- WHAT THIS TASK INVOLVES:
Using the material below, print a verbatim copy of every line from the one containing "Convert this chart to matplotlib code." through the one containing "y_tick_label = 8", inclusive, and omit the pictures.

---- RECORDS TO PROCESS

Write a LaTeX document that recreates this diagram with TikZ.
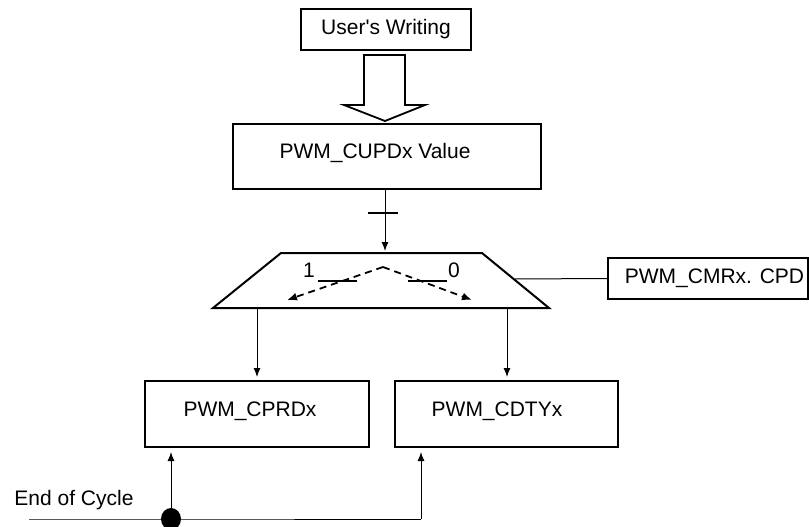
\documentclass[tikz,border=0pt]{standalone}
\usepackage{fontspec}
\setmainfont{Liberation Sans}[Ligatures=TeXOff]
\usetikzlibrary{arrows.meta}
\begin{document}
\begin{tikzpicture}[x=1pt,y=-1pt,
  box/.style={draw,line width=2pt,minimum height=41pt,inner sep=0pt},
  lbl/.style={font=\fontsize{21}{24}\selectfont,inner sep=0pt},
  conn/.style={line width=1pt,-{Latex[length=9pt,width=7pt]}},
  wire/.style={line width=1pt}]
\useasboundingbox (0,0) rectangle (809,527);
% boxes
\node[box,minimum width=170pt] (uw) at (386,29.5) {};
\node[lbl] (uwt) at (386,29) {User's Writing};
\node[box,minimum width=308pt,minimum height=65pt] (cupd) at (387,156.5) {};
\node[lbl] (cupdt) at (375,153) {PWM\_CUPDx Value};
\node[box,minimum width=200pt] (cmr) at (708,278.5) {};
\node[lbl] (cmrt) at (714.5,278) {PWM\_CMRx. CPD};
\node[box,minimum width=224pt,minimum height=66pt] (cprd) at (257,414) {};
\node[lbl] (cprdt) at (250,411) {PWM\_CPRDx};
\node[box,minimum width=223pt,minimum height=66pt] (cdty) at (506.5,414) {};
\node[lbl] (cdtyt) at (497,411) {PWM\_CDTYx};
% hollow arrow
\draw[line width=1.8pt,line join=miter] (364,55) -- (405,55) -- (405,105) -- (425,105) -- (385,121) -- (344,105) -- (364,105) -- cycle;
% trapezoid (multiplexer)
\coordinate (tl) at (281,253);
\coordinate (tr) at (482,253);
\coordinate (br) at (549,308);
\coordinate (bl) at (213,308);
\draw[line width=2pt,line join=miter] (tl) -- (tr) -- (br) -- (bl) -- cycle;
\coordinate (mtop) at (385,253);
\coordinate (mright) at (515,279);
\coordinate (apex) at (383,267);
\coordinate (dl) at (287,300);
\coordinate (dr) at (472,300);
\coordinate (ol) at (257,308);
\coordinate (or) at (507,308);
% input to mux with tick
\draw[conn,shorten >=2pt] (cupd.south -| mtop) -- (mtop);
\draw[line width=1.4pt] (368,213) -- (398,213);
% dashed selection arrows
\draw[line width=1.8pt,dash pattern=on 7pt off 5pt,-{Latex[length=10pt,width=8pt]}] (apex) -- (dl);
\draw[line width=1.8pt,dash pattern=on 7pt off 5pt,-{Latex[length=10pt,width=8pt]}] (apex) -- (dr);
\draw[line width=2pt] (318,281) -- (357,281);
\draw[line width=2pt] (408,281) -- (447,281);
\node[lbl] (one) at (309,270) {1};
\node[lbl] (zero) at (454,270) {0};
% select line
\draw[wire] (mright) -- (cmr.west);
% outputs
\draw[conn,shorten >=3pt] (ol) -- (ol |- cprd.north);
\draw[conn,shorten >=3pt] (or) -- (or |- cdty.north);
% end of cycle
\coordinate (eocin) at (29,519);
\coordinate (dot) at (171,519);
\coordinate (corner) at (421,519);
\node[lbl] (eoc) at (74,500) {End of Cycle};
\draw[wire] (eocin) -- (dot) -- (corner);
\draw[conn,shorten >=4pt] (corner) -- (corner |- cdty.south);
\draw[conn,shorten >=4pt] (dot) -- (dot |- cprd.south);
\fill (dot) ellipse [x radius=10pt,y radius=11pt];
\end{tikzpicture}
\end{document}
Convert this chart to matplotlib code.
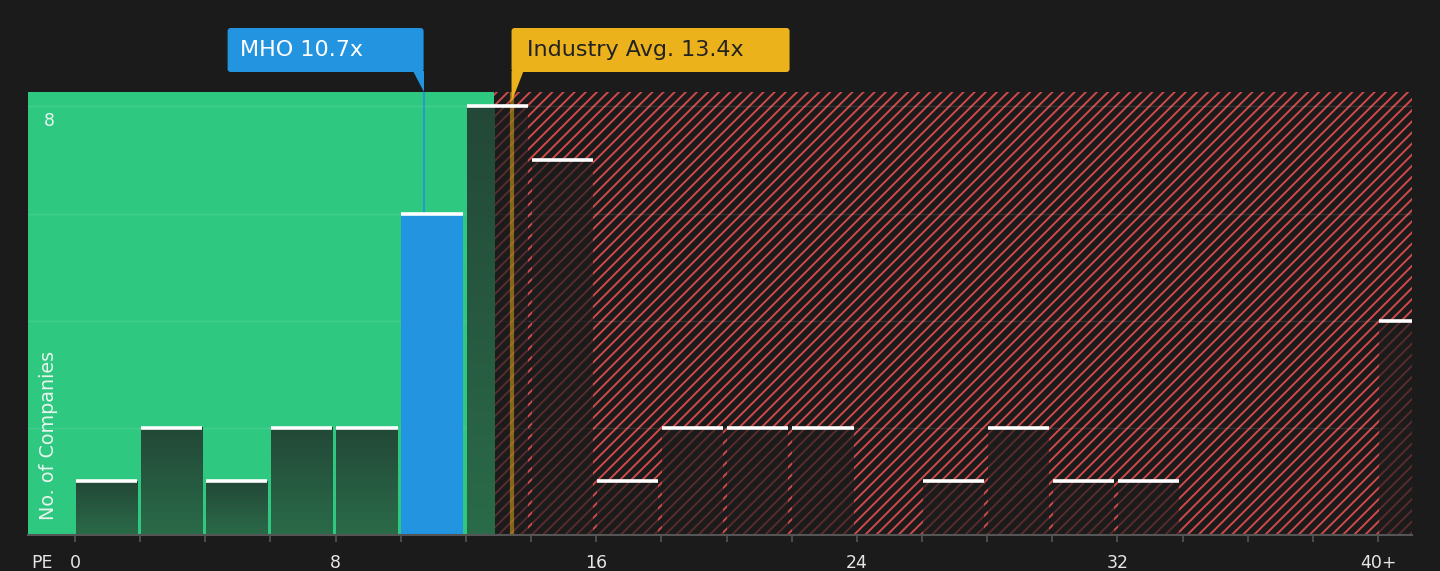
import numpy as np
import matplotlib
matplotlib.use('Agg')
import matplotlib.pyplot as plt
from matplotlib.patches import FancyBboxPatch, Polygon
from matplotlib.transforms import IdentityTransform

# ---- data ----
bin_left = [0, 2, 4, 6, 8, 10, 12, 14, 16, 18, 20, 22, 24, 26, 28, 30, 32, 34, 36, 38, 40]
counts = [1, 2, 1, 2, 2, 6, 8, 7, 1, 2, 2, 2, 0, 1, 2, 1, 1, 0, 0, 0, 4]
tick_values = [0, 8, 16, 24, 32, 40]
tick_texts = ['0', '8', '16', '24', '32', '40+']
company_name = 'MHO'
company_pe = 10.7
industry_pe = 13.4
green_end = 12.86
y_tick_label = 8

# ---- style ----
BG = '#1b1b1b'
GREEN = '#2ec880'
BLUE = '#2394e0'
GOLD = '#ebb21c'
RED = '#d04a4c'
GRAD_TOP = '#234837'
GRAD_BOT = '#2a6b49'
W, H = 1440, 571

plt.rcParams['hatch.linewidth'] = 1.4
fig = plt.figure(figsize=(W / 100, H / 100), dpi=100, facecolor=BG)
ax = fig.add_axes([28 / W, 36 / H, 1384 / W, 443 / H])
ax.set_facecolor(BG)
XL = (-1.443, 41.04)
YL = (0, 8.27)

ax.axvspan(XL[0], green_end, color=GREEN, lw=0, zorder=0)
ax.axvspan(green_end, XL[1], facecolor=BG, edgecolor=RED, hatch='///', lw=0, zorder=0)

for y in [2, 4, 6, 8]:
    ax.axhline(y, color='white', alpha=0.1, lw=1, zorder=1)

bw = 1.88
off = 0.02
c_top = np.array(matplotlib.colors.to_rgb(GRAD_TOP))
c_bot = np.array(matplotlib.colors.to_rgb(GRAD_BOT))
grad = np.linspace(0, 1, 64)[:, None, None]
grad_img = c_bot * (1 - grad) + c_top * grad

for left, h in zip(bin_left, counts):
    if h <= 0:
        continue
    x0 = left + off
    if left <= company_pe < left + 2:
        ax.bar(x0, h, bw, align='edge', color=BLUE, lw=0, zorder=2)
    else:
        ax.bar(x0, h, bw, align='edge', color=BG, alpha=0.65, lw=0, zorder=2)
        if x0 < green_end:
            ax.imshow(grad_img, extent=(x0, min(x0 + bw, green_end), 0, h),
                      origin='lower', aspect='auto', zorder=2.5, interpolation='bilinear')
    ax.hlines(h, x0, x0 + bw, color='white', lw=2.6, zorder=4)

ax.axvline(company_pe, color=BLUE, lw=1.5, alpha=0.85, zorder=3)
ax.axvline(industry_pe, color=GOLD, lw=3, alpha=0.5, zorder=3)

ax.set_xlim(*XL)
ax.set_ylim(*YL)
ax.set_xticks(np.arange(0, 42, 2))
ax.set_xticklabels([tick_texts[tick_values.index(v)] if v in tick_values else '' for v in range(0, 42, 2)])
ax.tick_params(axis='x', colors='#555555', length=5, width=1.2, pad=9, labelsize=12.5, labelcolor='#e6e6e6')
ax.set_yticks([])
for s in ['top', 'right', 'left']:
    ax.spines[s].set_visible(False)
ax.spines['bottom'].set_color('#555555')
ax.spines['bottom'].set_linewidth(1.5)
ax.spines['bottom'].set_zorder(5)

ax.text(0.0152, (y_tick_label - 0.1) / YL[1], str(y_tick_label), transform=ax.transAxes,
        ha='center', va='top', fontsize=12.5, color='#e8f5ee', zorder=6)
ax.text(0.0145, 0.034, 'No. of Companies', transform=ax.transAxes, rotation=90,
        ha='center', va='bottom', fontsize=13.8, color='#e8f5ee', zorder=6)
fig.text(42, H - 563, 'PE', transform=IdentityTransform(), ha='center', va='center',
         fontsize=12.5, color='#e6e6e6')

# ---- annotation boxes ----
idt = IdentityTransform()
box_top = H - 28
box_bot = H - 72
ax_top = H - 92
pc = ax.transData.transform((company_pe, 0))[0]
pi = ax.transData.transform((industry_pe, 0))[0]

mw = 196
fig.add_artist(FancyBboxPatch((pc - mw, box_bot), mw, box_top - box_bot,
                              boxstyle='round,pad=0,rounding_size=3', fc=BLUE, ec='none',
                              transform=idt))
fig.add_artist(Polygon([(pc - 11, box_bot + 1), (pc, box_bot + 1), (pc, ax_top)], closed=True,
                       fc=BLUE, ec='none', transform=idt))
fig.text(pc - mw + 12, (box_top + box_bot) / 2, f'{company_name} {company_pe}x', transform=idt,
         ha='left', va='center', fontsize=16, color='white')

iw = 278
fig.add_artist(FancyBboxPatch((pi, box_bot), iw, box_top - box_bot,
                              boxstyle='round,pad=0,rounding_size=3', fc=GOLD, ec='none',
                              transform=idt))
fig.add_artist(Polygon([(pi, box_bot + 1), (pi + 12, box_bot + 1), (pi, ax_top - 10)], closed=True,
                       fc=GOLD, ec='none', transform=idt))
fig.text(pi + 15, (box_top + box_bot) / 2, f'Industry Avg. {industry_pe}x', transform=idt,
         ha='left', va='center', fontsize=16, color='#222222')

fig.savefig('out.png', dpi=100, facecolor=BG)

--------

- RIGHT ANSWER:
Convert this chart to matplotlib code.
import numpy as np
import matplotlib
matplotlib.use('Agg')
import matplotlib.pyplot as plt
from matplotlib.patches import FancyBboxPatch, Polygon
from matplotlib.transforms import IdentityTransform

# ---- data ----
bin_left = [0, 2, 4, 6, 8, 10, 12, 14, 16, 18, 20, 22, 24, 26, 28, 30, 32, 34, 36, 38, 40]
counts = [1, 2, 1, 2, 2, 6, 8, 7, 1, 2, 2, 2, 0, 1, 2, 1, 1, 0, 0, 0, 4]
tick_values = [0, 8, 16, 24, 32, 40]
tick_texts = ['0', '8', '16', '24', '32', '40+']
company_name = 'MHO'
company_pe = 10.7
industry_pe = 13.4
green_end = 12.86
y_tick_label = 8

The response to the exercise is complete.